Most applications today employ Transport Layer Security (TLS) protocol for providing secure connections. Conventional options available for authenticating the user include pre-shared key, passwords or public-key certificates. However, there are only a few applications that employ client-side public key certificates for user authentication. In fact, the deployment and management of certificates has turned out to be the main issue.
There exist solutions that combine a password and a certificate for authenticating a user. These methods generally work as follows: when the user is provided with a certificate and a private key, he is directed to input a password. The password is used for the secure storage of the private key and permits minimizing the risks of the certificate being lost or stolen. Then, during a TLS session, the user is requested to enter the password again in order to “unlock” the digital certificate for use. The password is given as evidence of possession of the private key associated to the digital certificate.
A man-in-the-middle (“MITM”) attack or impersonation is a type of attack on mutual authentication protocols in which an attacker makes independent connections with two devices and relays messages between them. The attacker in a MITM attack is usually invisible, and impersonates the devices making them believe they are communicating directly with one another over a secure connection. The attacker, however, controls the entire communication. MITM attacks may be devastating. If, a user authenticates himself to the MITM, then he reveals his credentials and the attacker can misuse them to spoof the user.
Many authentication mechanisms fail to provide enough protection against MITM or impersonation attacks. There are two main reasons:                1. The user-authentication mechanism used is usually weak. This leads to a situation in which the user talks to the MITM, thereby revealing his password,        2. The TLS session establishment is generally decoupled from the user authentication. If for instance a shared secret-key leaks, it can be reused to spoof any device in a network.        
Consequently, any effective countermeasure against MITM attacks must address these problems by implementing a secure authentication mechanism that combines user authentication with TLS certificate-based authentication.
RFC 2945, “The SRP Authentication and Key Exchange System”, describes a Secure Remote Password (SRP) algorithm that enables set-up of authentication based on passwords. The client has a password or PIN code and the server has a verification data (e.g. the salted hash of the password). SRP provides strong mutual authentication. However, SRP is not always supported or available. Datagram TLS (DTLS), which is the reference for protecting data over UDP, does not support SRP authentication; only certificate-based and pre-shared key authentication are currently supported.

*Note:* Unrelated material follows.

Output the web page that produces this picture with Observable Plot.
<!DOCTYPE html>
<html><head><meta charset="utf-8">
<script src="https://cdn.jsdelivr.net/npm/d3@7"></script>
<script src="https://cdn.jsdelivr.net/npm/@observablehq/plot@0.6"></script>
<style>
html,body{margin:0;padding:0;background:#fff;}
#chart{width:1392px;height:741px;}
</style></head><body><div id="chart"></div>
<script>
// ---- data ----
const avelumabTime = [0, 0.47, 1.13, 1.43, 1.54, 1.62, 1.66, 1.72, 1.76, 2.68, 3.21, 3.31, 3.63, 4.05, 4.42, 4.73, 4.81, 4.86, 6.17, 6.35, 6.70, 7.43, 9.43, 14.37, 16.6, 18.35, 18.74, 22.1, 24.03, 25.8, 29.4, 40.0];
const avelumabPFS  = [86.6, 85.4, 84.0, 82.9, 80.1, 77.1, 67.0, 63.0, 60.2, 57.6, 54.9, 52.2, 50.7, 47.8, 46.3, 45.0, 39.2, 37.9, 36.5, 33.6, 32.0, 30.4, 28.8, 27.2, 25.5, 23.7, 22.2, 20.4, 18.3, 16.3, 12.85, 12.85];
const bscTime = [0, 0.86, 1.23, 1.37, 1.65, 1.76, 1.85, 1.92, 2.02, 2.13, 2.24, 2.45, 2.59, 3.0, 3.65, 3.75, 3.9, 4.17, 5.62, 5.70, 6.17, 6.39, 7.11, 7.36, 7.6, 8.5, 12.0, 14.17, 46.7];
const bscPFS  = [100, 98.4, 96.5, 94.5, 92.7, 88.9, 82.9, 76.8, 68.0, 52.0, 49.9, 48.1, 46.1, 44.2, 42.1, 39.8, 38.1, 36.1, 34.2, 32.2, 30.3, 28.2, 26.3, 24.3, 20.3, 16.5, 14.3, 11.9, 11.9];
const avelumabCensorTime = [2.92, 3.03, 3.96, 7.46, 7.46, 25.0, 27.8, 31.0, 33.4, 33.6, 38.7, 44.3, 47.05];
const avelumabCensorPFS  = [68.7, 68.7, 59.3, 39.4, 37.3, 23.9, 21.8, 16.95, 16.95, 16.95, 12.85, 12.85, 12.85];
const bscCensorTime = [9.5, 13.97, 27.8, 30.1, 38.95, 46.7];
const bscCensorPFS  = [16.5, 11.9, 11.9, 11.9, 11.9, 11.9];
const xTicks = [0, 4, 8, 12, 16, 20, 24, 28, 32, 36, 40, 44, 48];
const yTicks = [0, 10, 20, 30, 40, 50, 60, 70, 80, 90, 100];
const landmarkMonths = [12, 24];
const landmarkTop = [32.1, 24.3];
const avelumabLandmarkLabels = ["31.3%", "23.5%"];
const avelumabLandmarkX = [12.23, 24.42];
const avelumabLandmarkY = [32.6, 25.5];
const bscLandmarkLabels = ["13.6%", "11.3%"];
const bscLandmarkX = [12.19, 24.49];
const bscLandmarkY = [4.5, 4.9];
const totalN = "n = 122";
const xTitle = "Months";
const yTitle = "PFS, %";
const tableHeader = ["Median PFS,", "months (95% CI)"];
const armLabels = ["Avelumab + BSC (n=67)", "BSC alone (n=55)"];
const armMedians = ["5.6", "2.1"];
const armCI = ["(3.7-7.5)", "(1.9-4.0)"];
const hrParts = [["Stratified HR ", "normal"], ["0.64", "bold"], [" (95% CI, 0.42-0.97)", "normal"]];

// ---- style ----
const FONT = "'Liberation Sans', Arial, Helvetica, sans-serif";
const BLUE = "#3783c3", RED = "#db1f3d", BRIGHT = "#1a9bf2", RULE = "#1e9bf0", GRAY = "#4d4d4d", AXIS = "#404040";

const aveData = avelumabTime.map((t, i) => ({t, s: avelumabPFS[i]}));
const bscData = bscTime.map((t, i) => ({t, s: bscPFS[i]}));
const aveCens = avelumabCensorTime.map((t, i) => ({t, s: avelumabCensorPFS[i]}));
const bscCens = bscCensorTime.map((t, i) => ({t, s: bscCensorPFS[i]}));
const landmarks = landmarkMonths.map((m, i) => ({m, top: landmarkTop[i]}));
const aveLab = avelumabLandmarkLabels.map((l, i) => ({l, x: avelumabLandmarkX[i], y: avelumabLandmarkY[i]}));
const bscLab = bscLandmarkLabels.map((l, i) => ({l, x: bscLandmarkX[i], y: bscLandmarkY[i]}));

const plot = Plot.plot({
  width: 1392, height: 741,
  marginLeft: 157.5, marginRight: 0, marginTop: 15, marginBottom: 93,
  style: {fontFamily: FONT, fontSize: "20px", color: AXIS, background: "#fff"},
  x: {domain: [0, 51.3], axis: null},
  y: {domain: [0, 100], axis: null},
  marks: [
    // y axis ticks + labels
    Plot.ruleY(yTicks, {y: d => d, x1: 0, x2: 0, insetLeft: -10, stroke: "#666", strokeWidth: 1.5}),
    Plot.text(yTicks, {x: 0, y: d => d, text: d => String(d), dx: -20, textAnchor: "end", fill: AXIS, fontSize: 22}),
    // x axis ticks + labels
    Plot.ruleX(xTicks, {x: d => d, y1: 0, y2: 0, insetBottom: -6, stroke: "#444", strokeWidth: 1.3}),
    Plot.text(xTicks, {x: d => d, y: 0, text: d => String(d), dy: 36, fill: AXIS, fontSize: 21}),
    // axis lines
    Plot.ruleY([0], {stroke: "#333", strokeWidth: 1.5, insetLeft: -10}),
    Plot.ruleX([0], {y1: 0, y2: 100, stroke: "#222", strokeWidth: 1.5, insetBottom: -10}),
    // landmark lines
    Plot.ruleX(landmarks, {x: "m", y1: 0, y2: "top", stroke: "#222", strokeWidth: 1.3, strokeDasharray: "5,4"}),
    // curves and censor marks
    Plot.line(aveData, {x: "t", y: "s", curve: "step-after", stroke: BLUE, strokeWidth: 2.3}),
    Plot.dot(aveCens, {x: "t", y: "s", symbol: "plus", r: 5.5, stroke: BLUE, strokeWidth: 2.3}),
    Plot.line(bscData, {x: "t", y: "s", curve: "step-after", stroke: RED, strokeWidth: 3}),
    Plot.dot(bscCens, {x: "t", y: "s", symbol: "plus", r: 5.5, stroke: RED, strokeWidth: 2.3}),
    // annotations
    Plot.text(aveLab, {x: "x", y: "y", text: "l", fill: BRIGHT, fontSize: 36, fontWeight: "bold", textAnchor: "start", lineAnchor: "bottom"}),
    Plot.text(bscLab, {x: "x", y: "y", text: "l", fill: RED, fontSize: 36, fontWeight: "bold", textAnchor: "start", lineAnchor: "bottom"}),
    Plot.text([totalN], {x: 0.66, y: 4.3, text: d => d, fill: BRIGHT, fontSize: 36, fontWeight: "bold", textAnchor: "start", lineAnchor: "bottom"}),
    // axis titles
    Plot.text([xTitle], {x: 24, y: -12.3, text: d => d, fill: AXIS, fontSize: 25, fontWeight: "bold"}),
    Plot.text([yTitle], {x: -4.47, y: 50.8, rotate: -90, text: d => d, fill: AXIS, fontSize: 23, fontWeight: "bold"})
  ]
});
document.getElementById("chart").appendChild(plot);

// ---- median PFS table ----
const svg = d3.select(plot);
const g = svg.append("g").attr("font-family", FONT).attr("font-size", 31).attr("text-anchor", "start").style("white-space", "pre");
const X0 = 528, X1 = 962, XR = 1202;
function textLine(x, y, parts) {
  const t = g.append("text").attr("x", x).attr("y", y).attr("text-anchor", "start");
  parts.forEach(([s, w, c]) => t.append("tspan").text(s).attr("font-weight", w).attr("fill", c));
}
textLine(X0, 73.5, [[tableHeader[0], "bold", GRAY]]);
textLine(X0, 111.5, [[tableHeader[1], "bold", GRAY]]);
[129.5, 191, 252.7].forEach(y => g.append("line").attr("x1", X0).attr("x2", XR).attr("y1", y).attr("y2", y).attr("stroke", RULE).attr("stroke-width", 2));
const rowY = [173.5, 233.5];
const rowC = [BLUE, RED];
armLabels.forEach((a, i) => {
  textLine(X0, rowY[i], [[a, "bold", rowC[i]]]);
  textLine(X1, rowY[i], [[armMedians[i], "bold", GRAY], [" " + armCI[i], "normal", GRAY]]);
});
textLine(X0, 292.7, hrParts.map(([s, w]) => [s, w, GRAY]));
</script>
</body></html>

A first problem with the prior art methods is that when password verification is local to a device it cannot be trusted because of a possibly weak security enforcement mechanism. This may be harmful for the system infrastructure. The reason is that in such a case, an attacker can bypass the password enforcement on a weak device and then get access to critical resources. It will thus be seen that there is a need for a solution in which the remote device (i.e. the verifier) not only verifies that the user possesses the private key but also that he knows the correct password.
A second problem with the prior art methods, is the centralized nature and complexity of setting up a PKI infrastructure. The scalability (addition of new devices) within such systems requires a management service for the signature and delivery of new certificates. This has a cost and is not easy to set-up or use, especially for a user without any security knowledge. In many cases, particularly for ad hoc networks, there is no central authority or management server and devices generate self-signed certificates. Since any device then can generate a certificate, it is difficult to trust such certificates. We address the issue here by proposing a secure and decentralized PKI system based on the knowledge of a unique password. This renders the deployment and management of certificates completely transparent for the user. The user needs only to remember the password.
It will thus be appreciated that there is a need for a solution that ensures that a certificate not only permits remote password verification, but also that the certificate was generated by a user device under control of a user that knows the password. The present disclosure provides such a solution.